Many people believe that this shift is indisputably a good thing – to them, anything that weakens the state relative to the individual is a positive development. People who adopt this viewpoint tend to downplay, even to distrust, the state’s role in providing public goods – including well-functioning markets, courts, and health and educational systems – that are vital to our well-being. Their implicit assumption seems to be that individual human nature is fundamentally benign, and that human beings, even with amazing technological power at their disposal, will behave constructively when left to their own devices.

But human nature and behavior can be malicious as well as benign. And so our assessment of the consequences of a technology-driven shift of power to individuals has to be much more complex. Whether the shift is a good thing depends (to put it crudely) on whether the people empowered by it are good guys or bad guys, and on whether the state that is weakened is beneficent or predatory. When bad guys are empowered and good states weakened, the delivery of social ingenuity – in the form of good institutions – can grind to a halt.

Even under the best of circumstances, reforming institutions or creating new ones is hard. As Niccolò Machiavelli wrote in The Prince in 1513, “there is nothing more difficult to execute, nor more dubious of success, nor more dangerous to administer than to introduce a new system of things: for he who introduces it has all those who profit from the old system as his enemies, and he has only lukewarm allies in all those who might profit from the new system.” But the task of institutional reform is made even harder by the rising power of subgroups and vested interests that don’t have the broader interests of society at heart. We need sophisticated institutions more than ever, to deal with our increasingly complex and fast-changing world, but concerted and truly visionary institutional reform has become exceedingly difficult to achieve.  It’s now too easy for narrow coalitions and interest groups to block change that isn’t in their interest.

This is the dark side of the communications revolution: using the Internet, email, talk radio, and computerized address lists of carefully targeted sympathizers, lobby groups mobilize millions of people to hobble creative legislation. Politicians’ offices are inundated with messages poured out by automatically programed email and fax computers. These technologies are particularly potent when coupled with new techniques – including scientific polling, direct marketing, and image management – for mobilizing and manipulating public opinion to support specific causes.

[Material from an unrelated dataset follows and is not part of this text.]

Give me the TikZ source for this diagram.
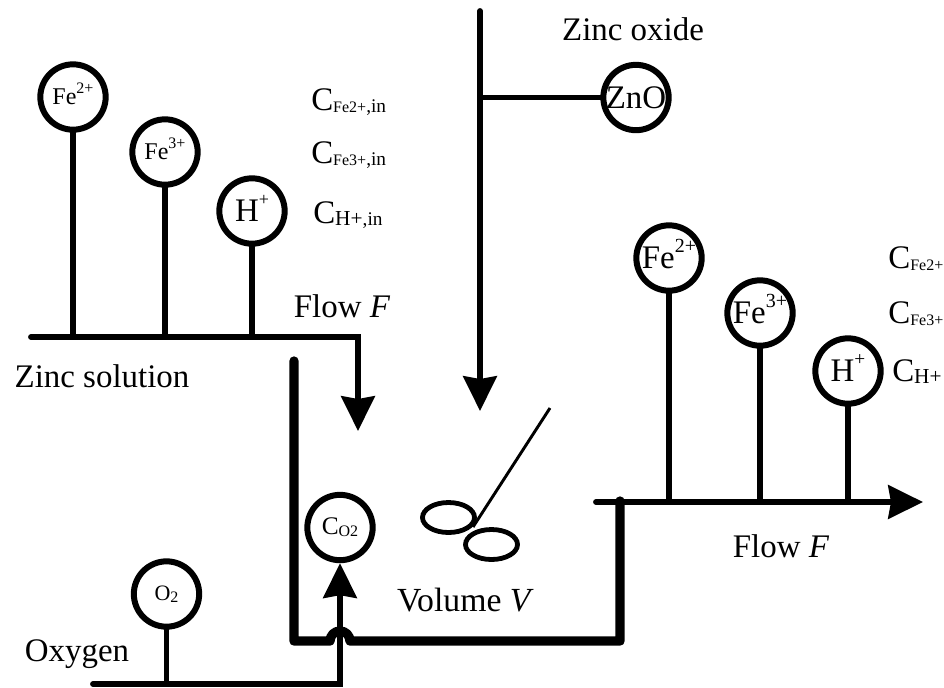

Buffeted by these pressures, politicians and policymakers become tightly bound to the unreflective whims of constituents mobilized by special interests. Governance is gradually reduced to plebiscites. We lose the engaged deliberation among citizens essential to effective democracy. Decisions on highly technical matters of public policy are instead made by leaders glued to polling results. And given the nature of polling procedures, the poll respondents – the people our leaders now listen to – don’t have a chance to discuss the issues they are being asked about, to learn about their nuances and connections to other things that matter, or to move beyond the ordinal ranking of prepared answers offered by the pollster.

The power of obstructionist subgroups and special interests is further boosted by today’s frenetic pace of social change. In democratic societies, consensus on behalf of a particular policy must usually be built slowly across interest groups, among legislators, and within the public. But as the pace of change increases, the time available for consensus-building falls, and it’s easier for nimble small groups to derail agreement.

This is a nasty mix: info-glut abbreviates our attention span and encourages people to over-simplify and sensationalize policy issues; technologically empowered special interests bog down the policy process; and polls reduce governance to plebiscites. The result is a vicious circle. People dislike politics and politicians, because politics seems so corrupted by special interests, because politicians seem so craven, and because both seem too often unable to address society’s deep-seated and chronic problems. People withdraw their moral support from government (as indicated by falling turnouts at elections), and so government in turn becomes more the pawn of powerful narrow interests.  Perhaps most disturbingly, high-caliber citizens are reluctant to enter politics because they have no desire to be considered, and treated like, scum. We are increasingly left with leaders who pander and prevaricate – brilliant soundbite demagogues with little vision and even less spine.

In the end, though, it’s wrongheaded to blame our leaders for everything we don’t like about our world. They’re just human beings, after all, and they operate in an ever more ferocious political environment that taxes their merely human abilities to the utmost. We only make it worse for them, and ultimately worse for ourselves, if we just sit back in our splendid cynicism and carp.

As technology boosts our political power as individuals, so it boosts our responsibilities. Our citizenship duties now extend far beyond the simple act of voting: somehow, we have to preserve time in our pressured lives to learn about, discuss, and really think through the hugely complex social and political issues of the day. Somehow, we have to give our leaders the space they need to be creative, to deliberate carefully, and to make mistakes. And somehow, for their good and ours, we have to find the tolerance and understanding to give our leaders respect.